Lines of data:

────────────────────────────────────────

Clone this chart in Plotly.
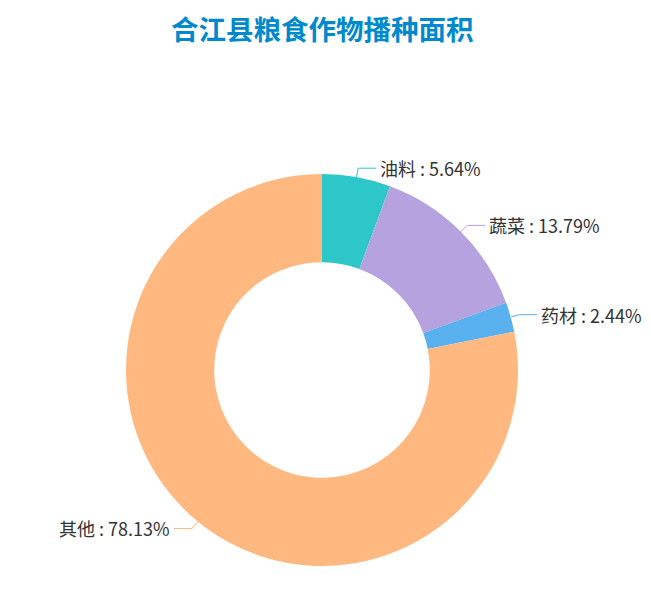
import math
import plotly.graph_objects as go

# Data
categories = ["油料", "蔬菜", "药材", "其他"]
values = [5.64, 13.79, 2.44, 78.13]
colors = ["#2ec7c9", "#b6a2de", "#5ab1ef", "#ffb980"]
title_text = "合江县粮食作物播种面积"

W, H = 651, 590
cx, cy, R = 322, 370, 196
hole = 0.55

fig = go.Figure()
fig.add_trace(go.Pie(
    labels=categories, values=values, sort=False, direction="clockwise",
    rotation=0, hole=hole, textinfo="none", hoverinfo="label+percent",
    marker=dict(colors=colors, line=dict(width=0)),
    domain=dict(x=[(cx - R) / W, (cx + R) / W], y=[(H - cy - R) / H, (H - cy + R) / H]),
    showlegend=False,
))

def px2paper(x, y):
    return x / W, 1 - y / H

total = sum(values)
cum = 0.0
shapes = []
annotations = []
L1, L2 = 9, 18
for name, v, c in zip(categories, values, colors):
    mid = (cum + v / 2) / total * 2 * math.pi
    cum += v
    sx, sy = cx + R * math.sin(mid), cy - R * math.cos(mid)
    ex, ey = cx + (R + L1) * math.sin(mid), cy - (R + L1) * math.cos(mid)
    right = math.sin(mid) >= 0
    hx = ex + (L2 if right else -L2)
    p = [px2paper(sx, sy), px2paper(ex, ey), px2paper(hx, ey)]
    path = "M {} {} L {} {} L {} {}".format(p[0][0], p[0][1], p[1][0], p[1][1], p[2][0], p[2][1])
    shapes.append(dict(type="path", path=path, xref="paper", yref="paper",
                       line=dict(color=c, width=1)))
    tx, ty = px2paper(hx + (2 if right else -2), ey)
    pct = v / total * 100
    annotations.append(dict(
        x=tx, y=ty, xref="paper", yref="paper", showarrow=False,
        text="{} : {:.2f}%".format(name, pct),
        xanchor="left" if right else "right", yanchor="middle",
        font=dict(size=18, color="#333333", family="Noto Sans CJK SC, sans-serif"),
    ))

fig.update_layout(
    width=W, height=H, margin=dict(l=0, r=0, t=0, b=0),
    paper_bgcolor="white", plot_bgcolor="white",
    title=dict(text="<b>" + title_text + "</b>", x=0.495, xanchor="center", y=1 - 30 / H, yanchor="middle",
               font=dict(size=27.5, color="#008acd", family="Noto Sans CJK SC, sans-serif")),
    shapes=shapes, annotations=annotations,
)

fig.write_html("out.html")
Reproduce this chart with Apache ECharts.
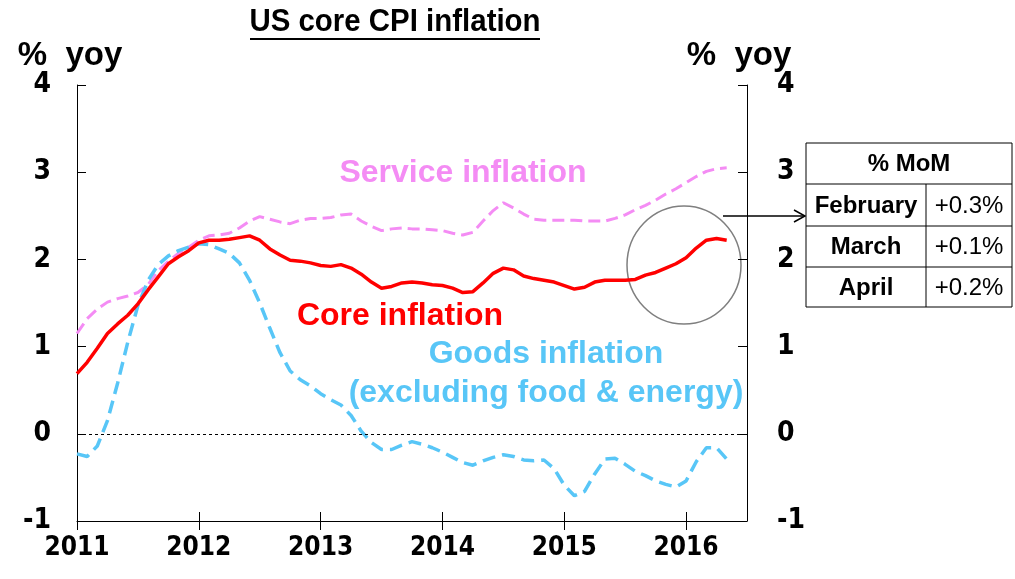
<!DOCTYPE html>
<html lang="en">
<head>
  <meta charset="UTF-8">
  <title>US core CPI inflation</title>
  <style>
    body { margin: 0; background: #fff; }
    #main { width: 1015px; height: 579px; }
  </style>
</head>
<body>
<div id="main"></div>
<script src="https://cdn.jsdelivr.net/npm/echarts@6/dist/echarts.min.js"></script>
<script>
  // monthly observations, first one at 2011.0
  let startYear = 2011;
  let coreInflation = [0.69, 0.82, 0.98, 1.15, 1.26, 1.36, 1.49, 1.65, 1.80, 1.95, 2.03, 2.10,
    2.19, 2.22, 2.22, 2.23, 2.25, 2.27, 2.22, 2.12, 2.05, 1.99, 1.98, 1.96,
    1.93, 1.92, 1.94, 1.90, 1.83, 1.74, 1.67, 1.69, 1.73, 1.74, 1.73, 1.71,
    1.70, 1.67, 1.62, 1.63, 1.73, 1.84, 1.90, 1.88, 1.81, 1.78, 1.76, 1.74,
    1.70, 1.66, 1.68, 1.74, 1.76, 1.76, 1.76, 1.77, 1.82, 1.85, 1.90, 1.95,
    2.02, 2.13, 2.22, 2.24, 2.22];
  let serviceInflation = [1.15, 1.32, 1.43, 1.51, 1.55, 1.58, 1.62, 1.71, 1.87, 1.98, 2.07, 2.14,
    2.22, 2.27, 2.28, 2.30, 2.36, 2.44, 2.49, 2.46, 2.43, 2.41, 2.45, 2.47,
    2.47, 2.48, 2.51, 2.52, 2.44, 2.38, 2.33, 2.35, 2.36, 2.35, 2.35, 2.34,
    2.33, 2.30, 2.28, 2.31, 2.44, 2.56, 2.65, 2.59, 2.52, 2.46, 2.45, 2.45,
    2.45, 2.45, 2.44, 2.44, 2.44, 2.47, 2.51, 2.57, 2.62, 2.68, 2.75, 2.81,
    2.88, 2.95, 3.01, 3.04, 3.05];
  let goodsInflation = [-0.23, -0.26, -0.14, 0.15, 0.58, 1.05, 1.47, 1.76, 1.94, 2.04, 2.10, 2.14,
    2.18, 2.17, 2.12, 2.07, 1.96, 1.76, 1.50, 1.21, 0.93, 0.72, 0.62, 0.55,
    0.46, 0.39, 0.33, 0.21, 0.03, -0.10, -0.18, -0.18, -0.13, -0.09, -0.12, -0.16,
    -0.21, -0.27, -0.33, -0.36, -0.31, -0.27, -0.24, -0.26, -0.30, -0.31, -0.30, -0.40,
    -0.59, -0.71, -0.66, -0.46, -0.29, -0.28, -0.35, -0.43, -0.48, -0.54, -0.58, -0.61,
    -0.54, -0.32, -0.16, -0.16, -0.29];

  let momMonths = ['February', 'March', 'April'];
  let momValues = ['+0.3%', '+0.1%', '+0.2%'];

  let narrow = '"Liberation Sans Narrow", "DejaVu Sans Condensed", sans-serif';
  let arial = '"Liberation Sans", Arial, sans-serif';
  let pink = '#f48cf4';
  let blue = '#58c6f7';

  function toPairs(values) {
    return values.map((v, i) => [startYear + i / 12, v]);
  }

  let chart = echarts.init(document.getElementById('main'));

  // MoM table drawn as graphic elements
  let tableX = 806, tableW = 206, colX = 926;
  let rowTops = [143, 184, 226, 267, 307];
  let tableParts = [];
  tableParts.push({
    type: 'rect', shape: {x: tableX, y: rowTops[0], width: tableW, height: rowTops[4] - rowTops[0]},
    style: {fill: '#fff', stroke: '#000', lineWidth: 1}
  });
  for (let r = 1; r < 4; r++) {
    tableParts.push({
      type: 'line', shape: {x1: tableX, y1: rowTops[r], x2: tableX + tableW, y2: rowTops[r]},
      style: {stroke: '#000', lineWidth: 1}
    });
  }
  tableParts.push({
    type: 'line', shape: {x1: colX, y1: rowTops[1], x2: colX, y2: rowTops[4]},
    style: {stroke: '#000', lineWidth: 1}
  });
  tableParts.push({
    type: 'text', x: tableX + tableW / 2, y: (rowTops[0] + rowTops[1]) / 2 + 1,
    style: {text: '% MoM', font: 'bold 24px ' + arial, fill: '#000', textAlign: 'center', textVerticalAlign: 'middle'}
  });
  momMonths.forEach((m, i) => {
    let cy = (rowTops[i + 1] + rowTops[i + 2]) / 2 + 1;
    tableParts.push({
      type: 'text', x: (tableX + colX) / 2, y: cy,
      style: {text: m, font: 'bold 24px ' + arial, fill: '#000', textAlign: 'center', textVerticalAlign: 'middle'}
    });
    tableParts.push({
      type: 'text', x: (colX + tableX + tableW) / 2, y: cy,
      style: {text: momValues[i], font: '24px ' + arial, fill: '#000', textAlign: 'center', textVerticalAlign: 'middle'}
    });
  });

  function label(text, x, y, color, size) {
    return {
      type: 'text', x: x, y: y,
      style: {text: text, font: 'bold ' + size + 'px ' + arial, fill: color, textAlign: 'center', textVerticalAlign: 'middle'}
    };
  }

  let option = {
    animation: false,
    grid: {left: 77, right: 268, top: 85, bottom: 58},
    xAxis: [{
      type: 'value', min: 2011, max: 2016.5, interval: 1,
      axisLine: {show: true, onZero: false, lineStyle: {color: '#000', width: 1}},
      axisTick: {show: true, inside: false, length: 9, lineStyle: {color: '#000'}},
      axisLabel: {
        showMaxLabel: false, color: '#000', fontFamily: narrow, fontWeight: 'bold', fontSize: 26, margin: 14,
        formatter: v => Number.isInteger(v) ? String(v) : ''
      },
      splitLine: {show: false}
    }, {
      type: 'value', min: 2011, max: 2016.5, interval: 1, position: 'bottom',
      axisLine: {show: false, onZero: false},
      axisTick: {show: true, inside: true, length: 9, lineStyle: {color: '#000'}},
      axisLabel: {show: false},
      splitLine: {show: false}
    }],
    yAxis: [{
      type: 'value', min: -1, max: 4, interval: 1, position: 'left',
      axisLine: {show: true, lineStyle: {color: '#000', width: 1}},
      axisTick: {show: true, inside: true, length: 9, lineStyle: {color: '#000'}},
      axisLabel: {color: '#000', fontFamily: narrow, fontWeight: 'bold', fontSize: 28, margin: 26},
      splitLine: {show: false}
    }, {
      type: 'value', min: -1, max: 4, interval: 1, position: 'right',
      axisLine: {show: true, lineStyle: {color: '#000', width: 1}},
      axisTick: {show: true, inside: true, length: 9, lineStyle: {color: '#000'}},
      axisLabel: {color: '#000', fontFamily: narrow, fontWeight: 'bold', fontSize: 28, margin: 30},
      splitLine: {show: false}
    }],
    series: [{
      name: 'Service inflation', type: 'line', showSymbol: false,
      data: toPairs(serviceInflation),
      lineStyle: {color: pink, width: 3, type: [12, 6]},
      z: 2
    }, {
      name: 'Goods inflation', type: 'line', showSymbol: false,
      data: toPairs(goodsInflation),
      lineStyle: {color: blue, width: 3.5, type: [13, 7]},
      markLine: {
        silent: true, symbol: 'none', label: {show: false},
        lineStyle: {color: '#000', type: [3, 3], width: 1},
        data: [{yAxis: 0}]
      },
      z: 3
    }, {
      name: 'Core inflation', type: 'line', showSymbol: false,
      data: toPairs(coreInflation),
      lineStyle: {color: '#ff0000', width: 3.5},
      z: 4
    }],
    graphic: [
      {
        type: 'text', x: 395, y: 22, scaleX: 0.92,
        style: {text: 'US core CPI inflation', font: 'bold 32px ' + arial, fill: '#000', textAlign: 'center', textVerticalAlign: 'middle'}
      },
      {type: 'line', shape: {x1: 250, y1: 39, x2: 540, y2: 39}, style: {stroke: '#000', lineWidth: 2}},
      label('%  yoy', 70, 56, '#000', 33),
      label('%  yoy', 739, 56, '#000', 33),
      label('Service inflation', 463, 173, pink, 32),
      label('Core inflation', 400, 316, '#ff0000', 32),
      label('Goods inflation', 546, 354, blue, 32),
      label('(excluding food & energy)', 546, 393, blue, 32),
      {
        type: 'ellipse', shape: {cx: 684, cy: 265, rx: 57, ry: 59},
        style: {fill: 'none', stroke: '#7f7f7f', lineWidth: 1.5}
      },
      {type: 'line', shape: {x1: 723, y1: 216, x2: 804, y2: 216}, style: {stroke: '#000', lineWidth: 1.5}},
      {type: 'polyline', shape: {points: [[794, 210], [805, 216], [794, 222]]}, style: {stroke: '#000', lineWidth: 1.5, fill: 'none'}}
    ].concat(tableParts)
  };

  chart.setOption(option);
</script>
</body>
</html>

────────────────────────────────────────

What you will do:
Both the first line of the records above and the line containing "return x / W, 1 - y / H" belong in the copy; please return them and every line between, exactly, minus the pictures.

Exercise solution:
Clone this chart in Plotly.
import math
import plotly.graph_objects as go

# Data
categories = ["油料", "蔬菜", "药材", "其他"]
values = [5.64, 13.79, 2.44, 78.13]
colors = ["#2ec7c9", "#b6a2de", "#5ab1ef", "#ffb980"]
title_text = "合江县粮食作物播种面积"

W, H = 651, 590
cx, cy, R = 322, 370, 196
hole = 0.55

fig = go.Figure()
fig.add_trace(go.Pie(
    labels=categories, values=values, sort=False, direction="clockwise",
    rotation=0, hole=hole, textinfo="none", hoverinfo="label+percent",
    marker=dict(colors=colors, line=dict(width=0)),
    domain=dict(x=[(cx - R) / W, (cx + R) / W], y=[(H - cy - R) / H, (H - cy + R) / H]),
    showlegend=False,
))

def px2paper(x, y):
    return x / W, 1 - y / H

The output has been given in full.